Adam Rauwerdink: Yeah. And in the steel sector certainly where you have all of this installed capacity, that is something that they’re looking into especially in the near term as a – as a, you know, transitional factor. That if you just installed a blast furnace or relined a blast furnace, you know, that company wants to get 10 or 20 years of usage out of that. You know, the only way you’re going to help with those emissions is to rethink what’s happening with that carbon. So that’s certainly something that industry is looking to in the near term, and then ultimately moving towards just avoiding the emissions altogether. As a stopgap, it’s definitely an important player.

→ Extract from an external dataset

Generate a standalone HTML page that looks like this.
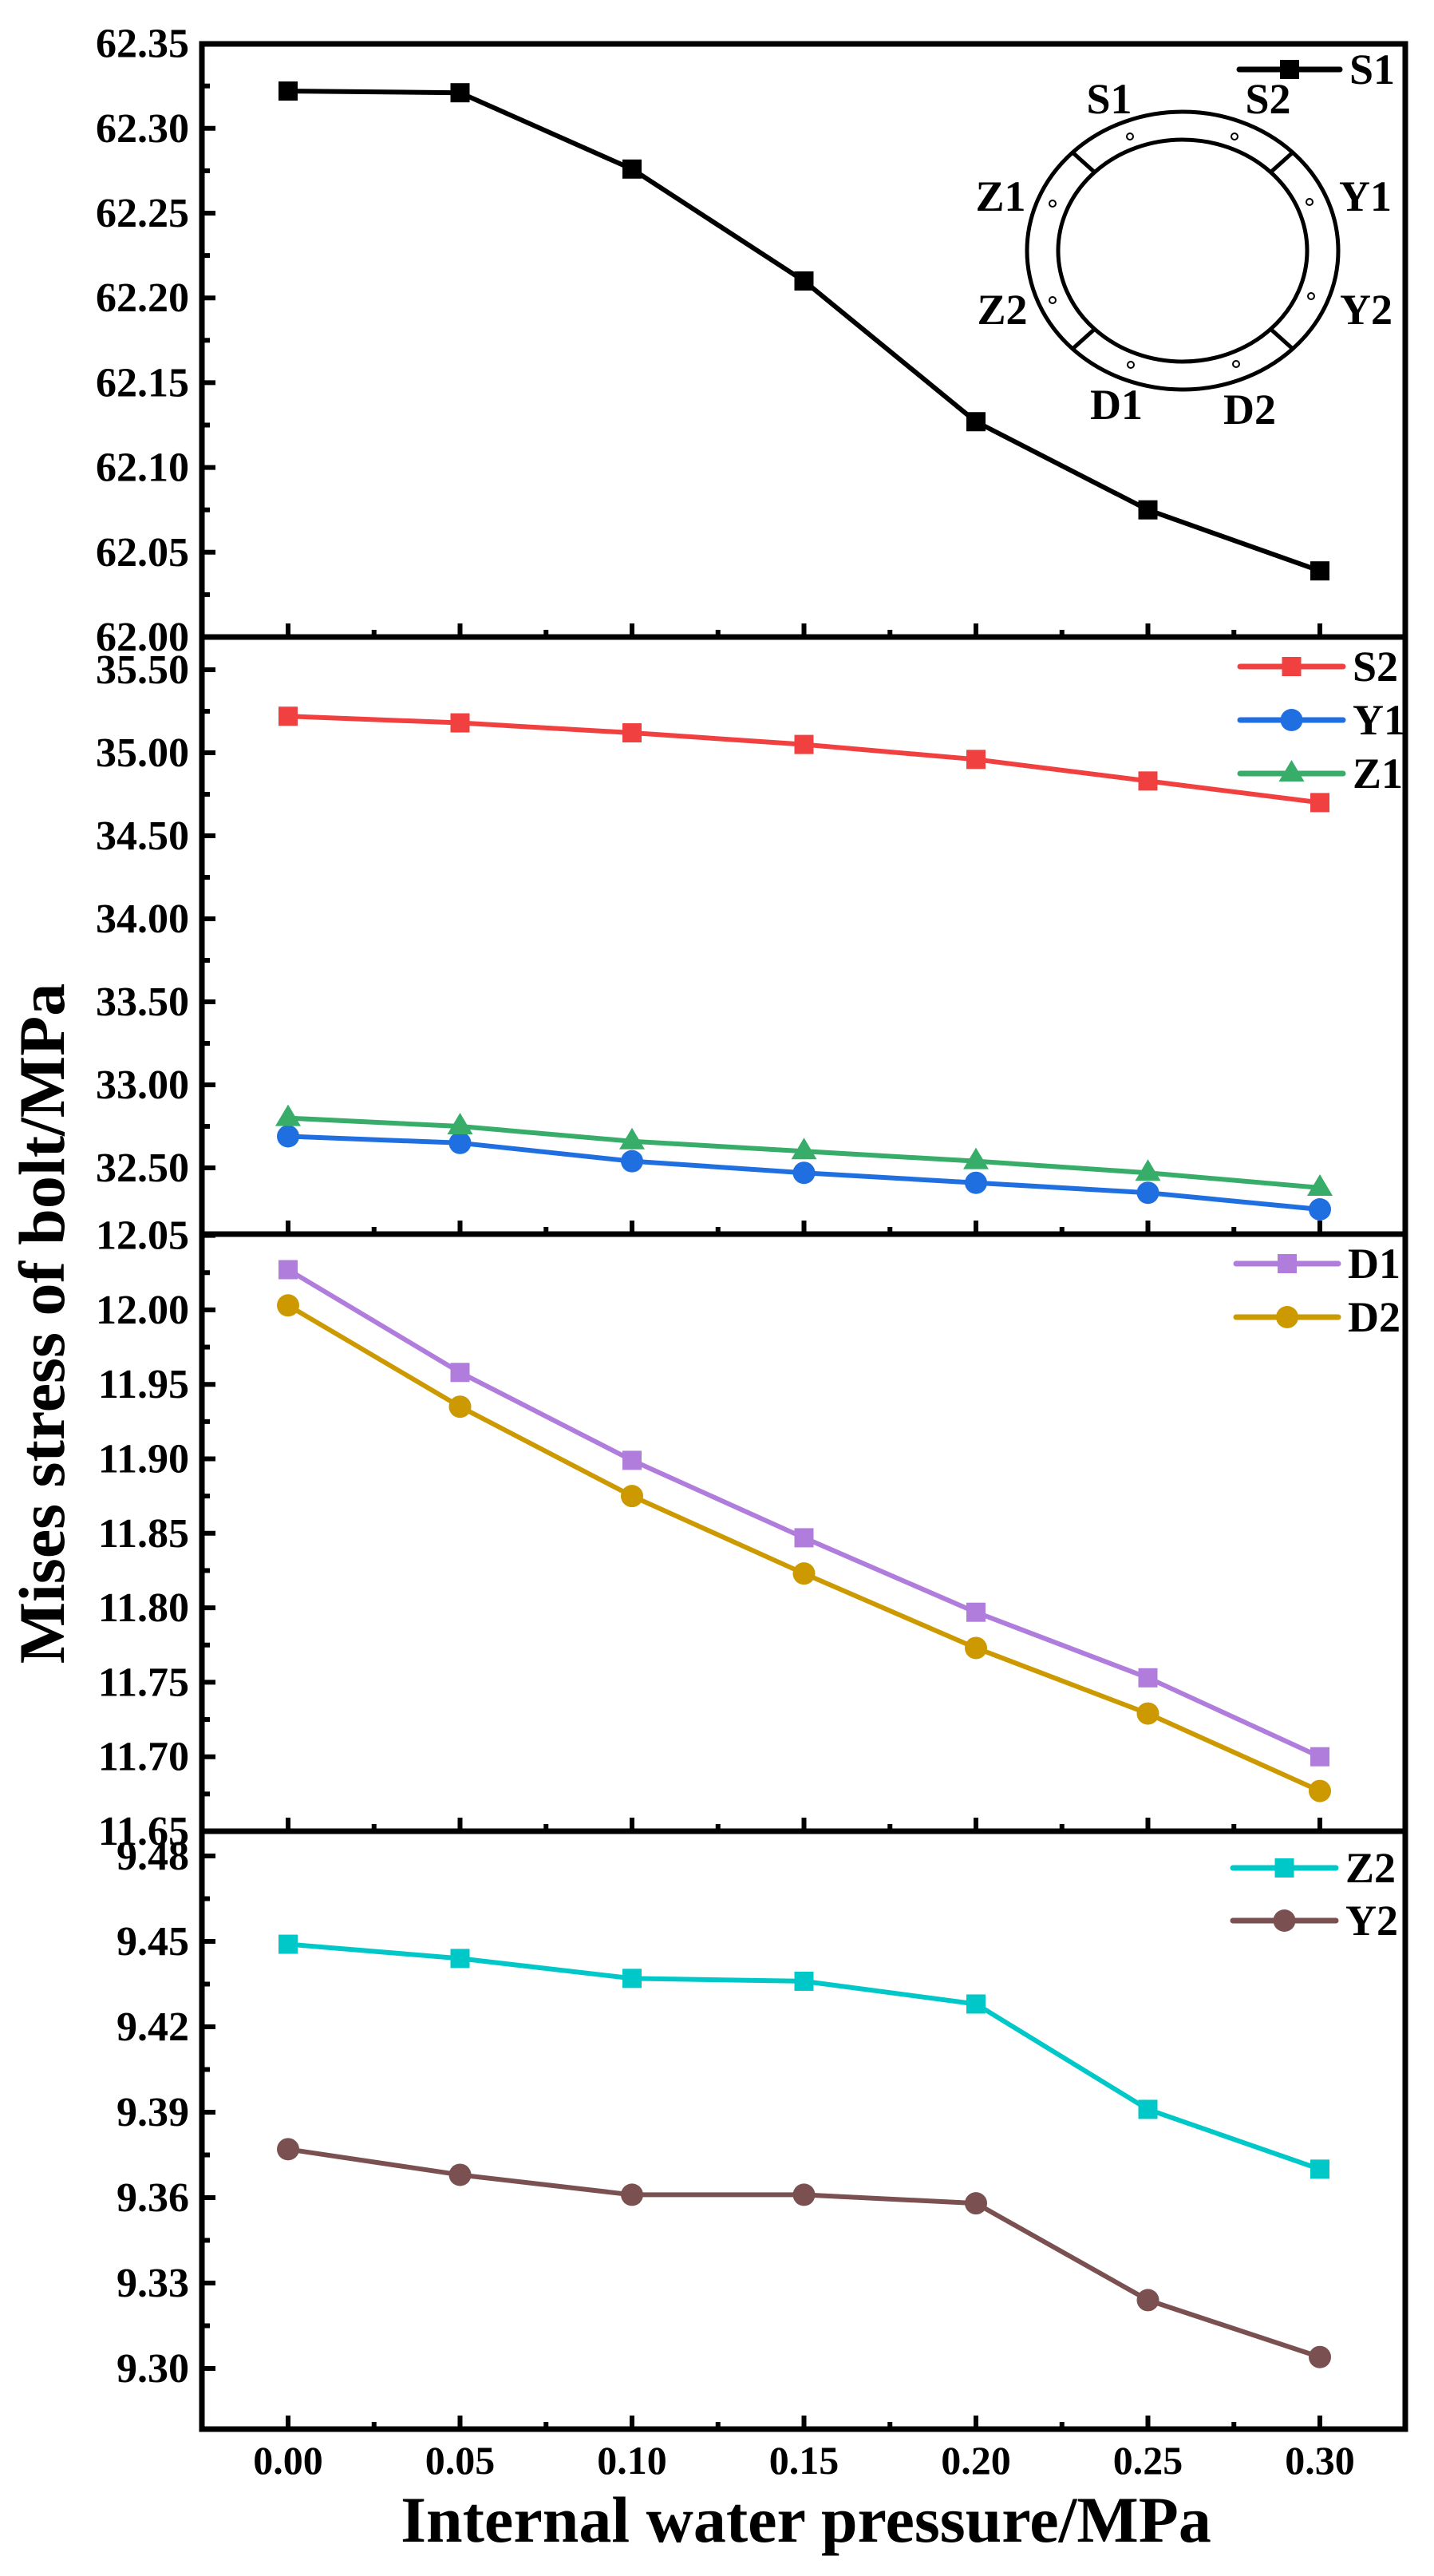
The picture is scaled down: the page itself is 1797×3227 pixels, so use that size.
<!DOCTYPE html>
<html><head><meta charset="utf-8">
<style>
html,body{margin:0;padding:0;background:#fff;}
svg{display:block;font-family:"Liberation Serif",serif;font-weight:bold;}
</style></head>
<body>
<svg id="chart" width="1797" height="3227" viewBox="0 0 1797 3227" xmlns="http://www.w3.org/2000/svg">
<g id="panels"></g>
<g id="diagram"></g>
<text x="1010" y="3184" font-size="82" text-anchor="middle">Internal water pressure/MPa</text>
<text transform="translate(80,1658) rotate(-90)" font-size="82" text-anchor="middle">Mises stress of bolt/MPa</text>
</svg>
<script>
const xValues = [0, 0.05, 0.10, 0.15, 0.20, 0.25, 0.30];
const xTickLabels = ["0.00","0.05","0.10","0.15","0.20","0.25","0.30"];
const s1 = [62.322, 62.321, 62.276, 62.210, 62.127, 62.075, 62.039];
const s2 = [35.22, 35.18, 35.12, 35.05, 34.96, 34.83, 34.70];
const y1 = [32.69, 32.65, 32.54, 32.47, 32.41, 32.35, 32.25];
const z1 = [32.80, 32.75, 32.66, 32.60, 32.54, 32.47, 32.38];
const d1 = [12.027, 11.958, 11.899, 11.847, 11.797, 11.753, 11.700];
const d2 = [12.003, 11.935, 11.875, 11.823, 11.773, 11.729, 11.677];
const z2 = [9.449, 9.444, 9.437, 9.436, 9.428, 9.391, 9.370];
const y2 = [9.377, 9.368, 9.361, 9.361, 9.358, 9.324, 9.304];
const p1Ticks = ["62.00","62.05","62.10","62.15","62.20","62.25","62.30","62.35"];
const p2Ticks = ["32.50","33.00","33.50","34.00","34.50","35.00","35.50"];
const p3Ticks = ["11.65","11.70","11.75","11.80","11.85","11.90","11.95","12.00","12.05"];
const p4Ticks = ["9.30","9.33","9.36","9.39","9.42","9.45","9.48"];

const NS = "http://www.w3.org/2000/svg";
const L = 253, R = 1761;
const x = v => 361 + (v - 0) / 0.05 * 215.5;
function mk(tag, attrs, parent){ const e = document.createElementNS(NS, tag); for (const k in attrs) e.setAttribute(k, attrs[k]); parent.appendChild(e); return e; }

const panels = [
  {top:55, bot:798, v0:62.00, y0:798, pxPer:106.2/0.05, ticks:p1Ticks, minorStep:0.025,
   series:[{name:"S1", data:s1, color:"#000000", marker:"square"}],
   legend:{x1:1553, x2:1679, y:87, dy:67}},
  {top:798, bot:1546, v0:32.50, y0:1463, pxPer:208, ticks:p2Ticks, minorStep:0.25,
   series:[{name:"S2", data:s2, color:"#f04040", marker:"square"},
           {name:"Y1", data:y1, color:"#1f6fe0", marker:"circle"},
           {name:"Z1", data:z1, color:"#38ad6a", marker:"triangle"}],
   legend:{x1:1554, x2:1683, y:835, dy:67}},
  {top:1546, bot:2294, v0:11.65, y0:2294, pxPer:93.3/0.05, ticks:p3Ticks, minorStep:0.025,
   series:[{name:"D1", data:d1, color:"#b07ddd", marker:"square"},
           {name:"D2", data:d2, color:"#cc9a00", marker:"circle"}],
   legend:{x1:1549, x2:1677, y:1583, dy:67}},
  {top:2294, bot:3043, v0:9.30, y0:2967, pxPer:107/0.03, ticks:p4Ticks, minorStep:0.015,
   series:[{name:"Z2", data:z2, color:"#00c8c8", marker:"square"},
           {name:"Y2", data:y2, color:"#7a5050", marker:"circle"}],
   legend:{x1:1545, x2:1674, y:2340, dy:66}}
];

const root = document.getElementById("panels");
function marker(g, type, cx, cy, color, name){
  let m;
  if (type === "square") m = mk("rect", {x:cx-12, y:cy-12, width:24, height:24, fill:color}, g);
  else if (type === "circle") m = mk("circle", {cx:cx, cy:cy, r:14, fill:color}, g);
  else m = mk("polygon", {points:`${cx},${cy-17} ${cx-16},${cy+10} ${cx+16},${cy+10}`, fill:color}, g);
  
  
}
panels.forEach((p, i) => {
  const g = mk("g", {}, root);
  
  
  const yOf = v => p.y0 - (v - p.v0) * p.pxPer;
  const fr = mk("rect", {x:L, y:p.top, width:R-L, height:p.bot-p.top, fill:"none", stroke:"#000", "stroke-width":7}, g);
  
  
  p.ticks.forEach(t => {
    const v = parseFloat(t), yy = yOf(v);
    mk("line", {x1:L, x2:L+17, y1:yy, y2:yy, stroke:"#000", "stroke-width":6}, g);
    const tx = mk("text", {x:237, y:yy+17, "font-size":52, "text-anchor":"end"}, g);
    tx.textContent = t;
    
    
    const vm = v + p.minorStep, ym = yOf(vm);
    if (ym > p.top + 4 && ym < p.bot - 4) mk("line", {x1:L, x2:L+10, y1:ym, y2:ym, stroke:"#000", "stroke-width":6}, g);
  });
  xValues.forEach((v, k) => {
    mk("line", {x1:x(v), x2:x(v), y1:p.bot, y2:p.bot-17, stroke:"#000", "stroke-width":6}, g);
    if (k < xValues.length - 1) { const xm = x(v + 0.025); mk("line", {x1:xm, x2:xm, y1:p.bot, y2:p.bot-9, stroke:"#000", "stroke-width":6}, g); }
  });
  p.series.forEach((s, si) => {
    const pts = s.data.map((v, k) => x(xValues[k]) + "," + yOf(v)).join(" ");
    const pl = mk("polyline", {points:pts, fill:"none", stroke:s.color, "stroke-width":6, "stroke-linejoin":"round"}, g);
    
    
    s.data.forEach((v, k) => marker(g, s.marker, x(xValues[k]), yOf(v), s.color, s.name));
    const ly = p.legend.y + si * p.legend.dy;
    const lg = mk("g", {}, g);
    
    
    mk("line", {x1:p.legend.x1, x2:p.legend.x2, y1:ly, y2:ly, stroke:s.color, "stroke-width":7, "stroke-linecap":"round"}, lg);
    marker(lg, s.marker, (p.legend.x1 + p.legend.x2)/2, ly, s.color, s.name + '-legend');
    const lt = mk("text", {x:p.legend.x2 + 12, y:ly + 18, "font-size":54}, lg);
    lt.textContent = s.name;
  });
});
xValues.forEach((v, k) => {
  const t = mk("text", {x:x(v), y:3099, "font-size":50, "text-anchor":"middle"}, root);
  t.textContent = xTickLabels[k];
  
  
});
const dg = document.getElementById("diagram");
const cx = 1482, cy = 314;
mk("ellipse", {cx:cx, cy:cy, rx:195, ry:174, fill:"none", stroke:"#000", "stroke-width":5}, dg);
mk("ellipse", {cx:cx, cy:cy, rx:156, ry:139, fill:"none", stroke:"#000", "stroke-width":5}, dg);
[45, 135, 225, 315].forEach(a => {
  const r = a * Math.PI / 180;
  mk("line", {x1:cx + 156*Math.cos(r), y1:cy + 139*Math.sin(r), x2:cx + 195*Math.cos(r), y2:cy + 174*Math.sin(r), stroke:"#000", "stroke-width":5}, dg);
});
[[1416,171],[1547,171],[1319,255],[1641,253],[1319,376],[1643,371],[1417,457],[1549,456]].forEach(h => {
  mk("circle", {cx:h[0], cy:h[1], r:4, fill:"#fff", stroke:"#000", "stroke-width":2}, dg);
});
[["S1",1390,142],["S2",1589,142],["Z1",1254,264],["Y1",1711,264],["Z2",1256,406],["Y2",1712,406],["D1",1399,525],["D2",1566,531]].forEach(l => {
  const t = mk("text", {x:l[1], y:l[2], "font-size":54, "text-anchor":"middle"}, dg);
  t.textContent = l[0];
  
  
});
</script>
</body></html>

Sarah Ladislaw: Great. Well, there’s a ton more questions, but we have unfortunately run out of time. I think you’re all very good sports for taking on such a technically complex set of issues in an hour and 15 minutes. But clearly there was a huge number of people tuning in, so I think that the conversation was useful for getting at some of the curiosities that people have about this important area of policy and climate solutions. I just want to say a big thanks to you, Rebecca, and to Andreas, and to Adam for sharing your time and your expertise with us. This will be posted on the website for folks to be able to tune into. And hopefully you’ll be able to share your slides.
But just want to say, a big thank you to you and then to the team at CSIS, Stephen Naimoli and everyone who made it possible to put on this event. We’ll be coming out with the fifth series – fifth in the series for climate solutions soon. So hopefully we’ll see you all back then. But in the meantime, thanks very much for your – sharing your thoughts for us, and for everyone out there for tuning in. Thanks.